_Request_. Search the material for the word "size" and report each line where it turns up.

* BEGIN Data shown *

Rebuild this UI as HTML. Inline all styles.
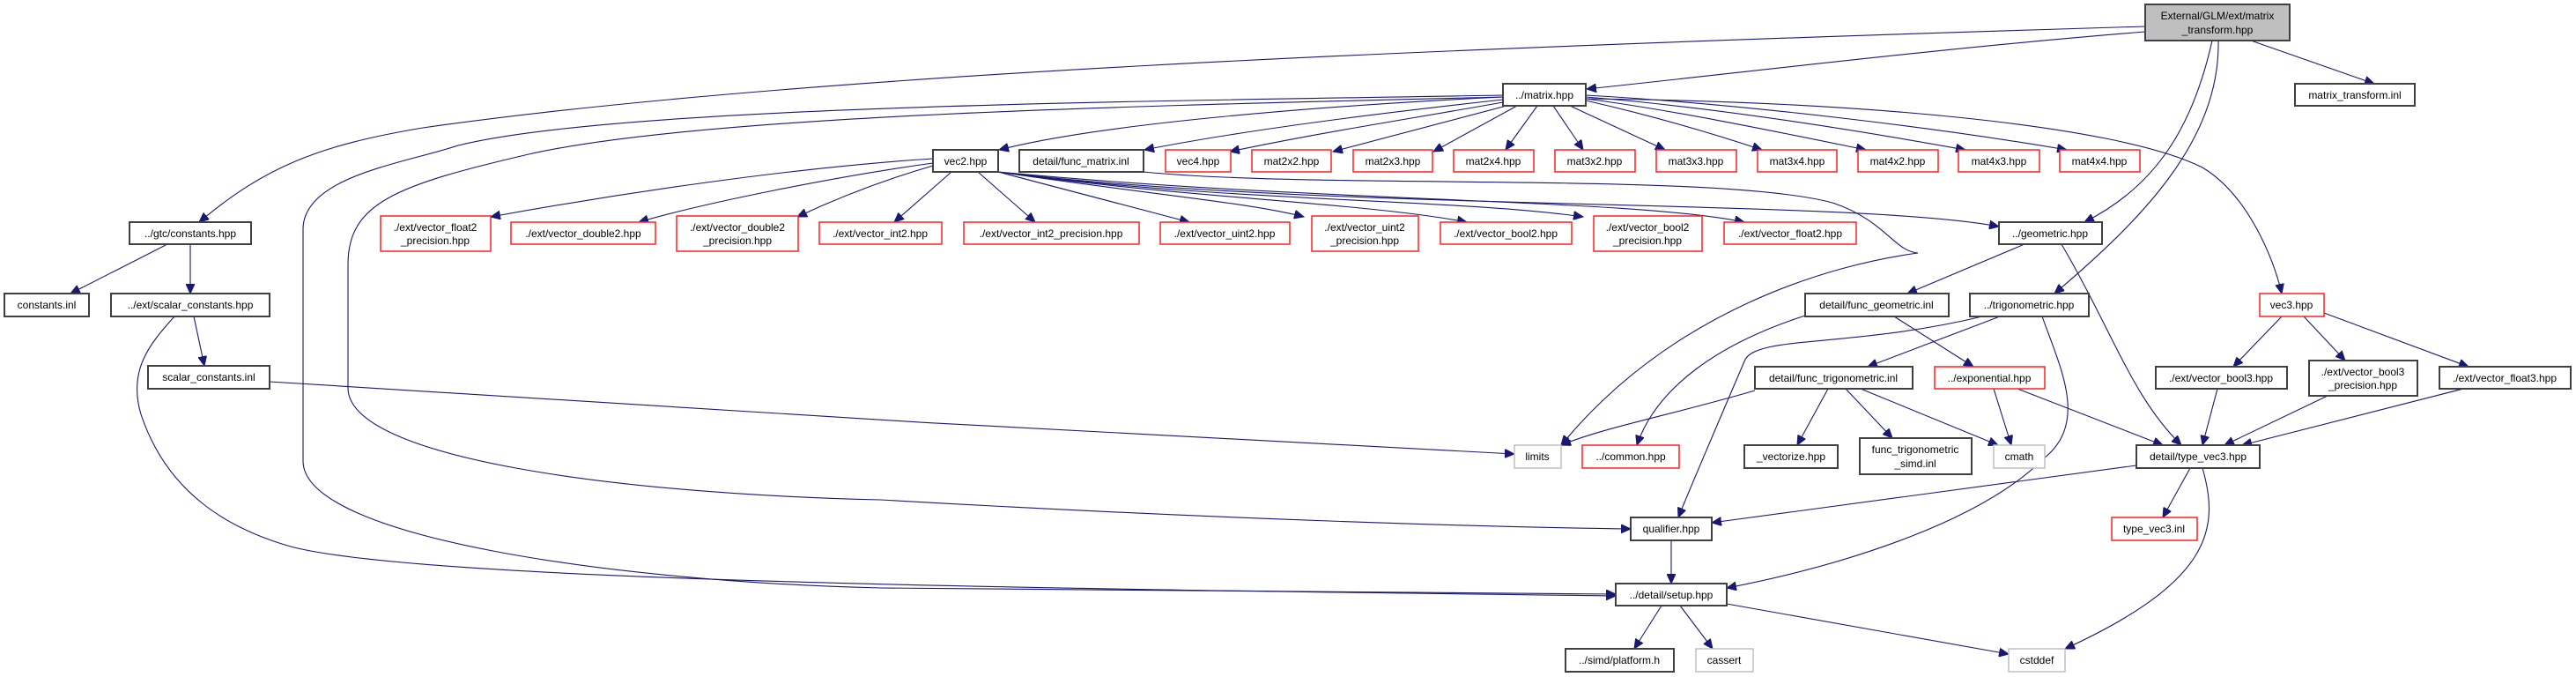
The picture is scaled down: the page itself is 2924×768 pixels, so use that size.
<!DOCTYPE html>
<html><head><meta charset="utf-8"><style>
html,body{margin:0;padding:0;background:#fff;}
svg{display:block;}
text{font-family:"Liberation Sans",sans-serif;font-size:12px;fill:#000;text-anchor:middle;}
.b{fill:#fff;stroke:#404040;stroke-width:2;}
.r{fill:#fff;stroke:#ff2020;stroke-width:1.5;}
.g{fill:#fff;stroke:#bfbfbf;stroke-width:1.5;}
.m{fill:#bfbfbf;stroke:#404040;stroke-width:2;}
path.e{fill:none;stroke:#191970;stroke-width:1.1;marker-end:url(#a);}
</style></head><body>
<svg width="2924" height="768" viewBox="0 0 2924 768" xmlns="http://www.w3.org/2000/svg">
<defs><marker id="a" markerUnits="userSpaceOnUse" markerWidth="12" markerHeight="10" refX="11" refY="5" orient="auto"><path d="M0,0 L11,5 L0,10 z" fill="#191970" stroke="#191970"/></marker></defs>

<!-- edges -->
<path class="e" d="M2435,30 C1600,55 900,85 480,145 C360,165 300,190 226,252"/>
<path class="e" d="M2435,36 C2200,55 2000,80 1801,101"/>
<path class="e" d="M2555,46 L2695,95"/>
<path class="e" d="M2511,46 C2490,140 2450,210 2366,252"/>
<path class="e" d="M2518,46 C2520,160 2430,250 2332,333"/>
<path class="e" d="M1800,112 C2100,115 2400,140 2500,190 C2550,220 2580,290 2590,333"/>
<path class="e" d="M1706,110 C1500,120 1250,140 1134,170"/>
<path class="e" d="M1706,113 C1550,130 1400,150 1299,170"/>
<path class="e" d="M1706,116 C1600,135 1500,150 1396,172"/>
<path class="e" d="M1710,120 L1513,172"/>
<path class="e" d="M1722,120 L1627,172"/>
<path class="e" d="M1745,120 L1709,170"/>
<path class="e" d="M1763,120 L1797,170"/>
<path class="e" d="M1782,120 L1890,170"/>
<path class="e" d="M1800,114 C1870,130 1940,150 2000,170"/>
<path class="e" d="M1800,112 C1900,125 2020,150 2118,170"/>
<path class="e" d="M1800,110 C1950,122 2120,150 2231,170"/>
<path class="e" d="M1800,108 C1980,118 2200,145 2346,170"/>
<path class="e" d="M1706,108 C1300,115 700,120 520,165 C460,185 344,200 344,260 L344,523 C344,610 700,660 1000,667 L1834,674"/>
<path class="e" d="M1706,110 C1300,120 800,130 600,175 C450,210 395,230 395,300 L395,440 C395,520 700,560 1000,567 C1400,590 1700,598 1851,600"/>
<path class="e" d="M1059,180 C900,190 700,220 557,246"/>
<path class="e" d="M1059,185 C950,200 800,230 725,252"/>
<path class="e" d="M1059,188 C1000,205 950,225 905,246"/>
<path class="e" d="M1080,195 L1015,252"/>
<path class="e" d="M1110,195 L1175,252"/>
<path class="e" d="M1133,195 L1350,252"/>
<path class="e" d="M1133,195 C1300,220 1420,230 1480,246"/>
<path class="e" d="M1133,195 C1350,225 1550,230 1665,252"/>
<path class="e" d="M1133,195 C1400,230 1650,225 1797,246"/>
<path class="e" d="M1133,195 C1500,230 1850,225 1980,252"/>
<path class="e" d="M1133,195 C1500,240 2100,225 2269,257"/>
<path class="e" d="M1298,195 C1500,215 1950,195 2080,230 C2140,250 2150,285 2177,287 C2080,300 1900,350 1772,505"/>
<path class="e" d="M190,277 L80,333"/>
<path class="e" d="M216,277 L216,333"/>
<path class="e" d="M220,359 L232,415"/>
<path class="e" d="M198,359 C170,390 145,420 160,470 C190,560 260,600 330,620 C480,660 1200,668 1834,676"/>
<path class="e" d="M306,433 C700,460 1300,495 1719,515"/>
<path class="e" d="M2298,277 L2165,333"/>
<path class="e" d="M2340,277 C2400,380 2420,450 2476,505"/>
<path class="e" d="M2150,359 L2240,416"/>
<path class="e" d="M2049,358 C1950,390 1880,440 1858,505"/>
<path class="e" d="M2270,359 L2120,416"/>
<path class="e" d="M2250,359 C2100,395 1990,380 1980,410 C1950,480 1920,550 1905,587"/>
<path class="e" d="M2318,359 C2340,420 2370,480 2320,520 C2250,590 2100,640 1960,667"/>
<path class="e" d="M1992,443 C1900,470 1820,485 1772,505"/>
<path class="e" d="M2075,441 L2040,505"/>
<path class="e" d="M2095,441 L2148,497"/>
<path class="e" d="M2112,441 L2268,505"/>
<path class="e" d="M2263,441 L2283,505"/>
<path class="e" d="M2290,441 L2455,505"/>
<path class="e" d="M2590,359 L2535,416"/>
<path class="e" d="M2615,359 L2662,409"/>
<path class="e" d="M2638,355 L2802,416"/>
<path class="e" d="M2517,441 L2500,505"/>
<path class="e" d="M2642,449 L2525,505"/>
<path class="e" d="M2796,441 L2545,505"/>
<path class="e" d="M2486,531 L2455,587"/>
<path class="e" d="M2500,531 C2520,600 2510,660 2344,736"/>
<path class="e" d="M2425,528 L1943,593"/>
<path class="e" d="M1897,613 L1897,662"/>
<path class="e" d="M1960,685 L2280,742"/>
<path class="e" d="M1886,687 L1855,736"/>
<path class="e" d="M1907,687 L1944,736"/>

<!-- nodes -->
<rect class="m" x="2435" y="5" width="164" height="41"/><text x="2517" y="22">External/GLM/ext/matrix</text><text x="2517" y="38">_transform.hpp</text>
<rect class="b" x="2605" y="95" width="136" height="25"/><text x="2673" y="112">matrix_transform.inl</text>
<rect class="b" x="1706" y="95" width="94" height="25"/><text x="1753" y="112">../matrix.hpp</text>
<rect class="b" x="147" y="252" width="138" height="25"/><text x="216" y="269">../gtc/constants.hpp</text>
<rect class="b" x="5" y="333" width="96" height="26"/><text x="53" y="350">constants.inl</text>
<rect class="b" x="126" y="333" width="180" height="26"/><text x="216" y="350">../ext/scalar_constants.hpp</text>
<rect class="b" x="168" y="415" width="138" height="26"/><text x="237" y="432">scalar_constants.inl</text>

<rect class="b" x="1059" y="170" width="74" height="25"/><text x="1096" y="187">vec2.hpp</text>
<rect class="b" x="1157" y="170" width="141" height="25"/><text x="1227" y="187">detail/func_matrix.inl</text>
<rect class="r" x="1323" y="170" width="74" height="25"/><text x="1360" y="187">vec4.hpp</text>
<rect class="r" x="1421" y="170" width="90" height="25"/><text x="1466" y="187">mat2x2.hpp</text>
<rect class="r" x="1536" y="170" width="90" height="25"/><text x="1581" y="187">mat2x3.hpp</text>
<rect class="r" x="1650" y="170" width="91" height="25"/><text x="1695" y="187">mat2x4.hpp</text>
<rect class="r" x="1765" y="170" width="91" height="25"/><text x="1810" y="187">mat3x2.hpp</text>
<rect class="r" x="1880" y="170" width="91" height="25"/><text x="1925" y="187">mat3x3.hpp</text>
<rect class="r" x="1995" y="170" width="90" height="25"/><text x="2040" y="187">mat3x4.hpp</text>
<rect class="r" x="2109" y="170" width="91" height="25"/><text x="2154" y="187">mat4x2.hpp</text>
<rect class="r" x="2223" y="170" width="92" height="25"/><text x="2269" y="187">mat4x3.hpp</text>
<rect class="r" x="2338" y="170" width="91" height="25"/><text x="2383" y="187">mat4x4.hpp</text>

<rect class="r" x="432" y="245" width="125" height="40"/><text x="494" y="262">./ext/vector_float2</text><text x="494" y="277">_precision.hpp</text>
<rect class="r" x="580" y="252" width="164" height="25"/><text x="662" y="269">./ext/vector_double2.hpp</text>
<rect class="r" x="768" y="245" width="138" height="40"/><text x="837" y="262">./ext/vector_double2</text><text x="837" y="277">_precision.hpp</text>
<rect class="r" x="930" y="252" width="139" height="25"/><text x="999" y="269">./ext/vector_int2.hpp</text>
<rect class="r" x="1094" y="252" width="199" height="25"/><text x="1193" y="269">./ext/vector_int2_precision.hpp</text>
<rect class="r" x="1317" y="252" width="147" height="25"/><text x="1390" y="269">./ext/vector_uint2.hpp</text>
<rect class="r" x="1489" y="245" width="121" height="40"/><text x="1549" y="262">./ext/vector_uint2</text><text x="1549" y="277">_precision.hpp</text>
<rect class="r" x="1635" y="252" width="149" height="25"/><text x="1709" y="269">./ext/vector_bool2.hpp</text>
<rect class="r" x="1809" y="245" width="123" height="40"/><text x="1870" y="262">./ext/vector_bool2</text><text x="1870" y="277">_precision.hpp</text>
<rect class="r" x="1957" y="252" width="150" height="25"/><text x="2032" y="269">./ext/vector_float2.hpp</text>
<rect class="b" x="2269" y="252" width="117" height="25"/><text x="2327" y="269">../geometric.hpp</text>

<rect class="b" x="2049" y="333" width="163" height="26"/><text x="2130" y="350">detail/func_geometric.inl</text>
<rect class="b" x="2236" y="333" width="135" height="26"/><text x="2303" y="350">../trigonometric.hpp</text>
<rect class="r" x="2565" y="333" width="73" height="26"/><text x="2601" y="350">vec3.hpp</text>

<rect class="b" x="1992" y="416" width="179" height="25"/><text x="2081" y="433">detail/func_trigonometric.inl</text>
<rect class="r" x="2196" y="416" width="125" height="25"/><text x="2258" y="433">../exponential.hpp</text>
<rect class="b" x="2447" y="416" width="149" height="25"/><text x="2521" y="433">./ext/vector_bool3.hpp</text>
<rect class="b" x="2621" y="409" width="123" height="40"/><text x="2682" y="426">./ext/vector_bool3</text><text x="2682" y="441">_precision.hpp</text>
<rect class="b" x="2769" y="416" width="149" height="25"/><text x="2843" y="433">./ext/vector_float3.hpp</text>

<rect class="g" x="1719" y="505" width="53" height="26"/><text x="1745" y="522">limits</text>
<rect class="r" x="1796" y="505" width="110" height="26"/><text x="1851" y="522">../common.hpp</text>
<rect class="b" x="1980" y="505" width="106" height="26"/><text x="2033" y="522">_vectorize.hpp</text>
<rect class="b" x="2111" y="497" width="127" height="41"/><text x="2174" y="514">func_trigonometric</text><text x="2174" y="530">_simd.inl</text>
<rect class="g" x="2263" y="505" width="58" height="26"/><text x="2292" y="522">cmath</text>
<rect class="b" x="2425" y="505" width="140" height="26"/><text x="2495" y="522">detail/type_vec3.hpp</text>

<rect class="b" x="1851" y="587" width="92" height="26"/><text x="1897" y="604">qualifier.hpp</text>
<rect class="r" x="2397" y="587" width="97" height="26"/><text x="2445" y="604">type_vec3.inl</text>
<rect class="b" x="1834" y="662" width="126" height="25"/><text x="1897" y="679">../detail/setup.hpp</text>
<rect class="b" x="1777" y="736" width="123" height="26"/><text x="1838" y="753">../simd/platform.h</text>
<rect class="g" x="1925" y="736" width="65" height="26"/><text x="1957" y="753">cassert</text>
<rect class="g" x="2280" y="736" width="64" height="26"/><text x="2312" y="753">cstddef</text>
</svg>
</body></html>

* END Data shown *

_Result of this task_.
The picture is scaled down: the page itself is 2924×768 pixels, so use that size.
text{font-family:"Liberation Sans",sans-serif;font-size:12px;fill:#000;text-anchor:middle;}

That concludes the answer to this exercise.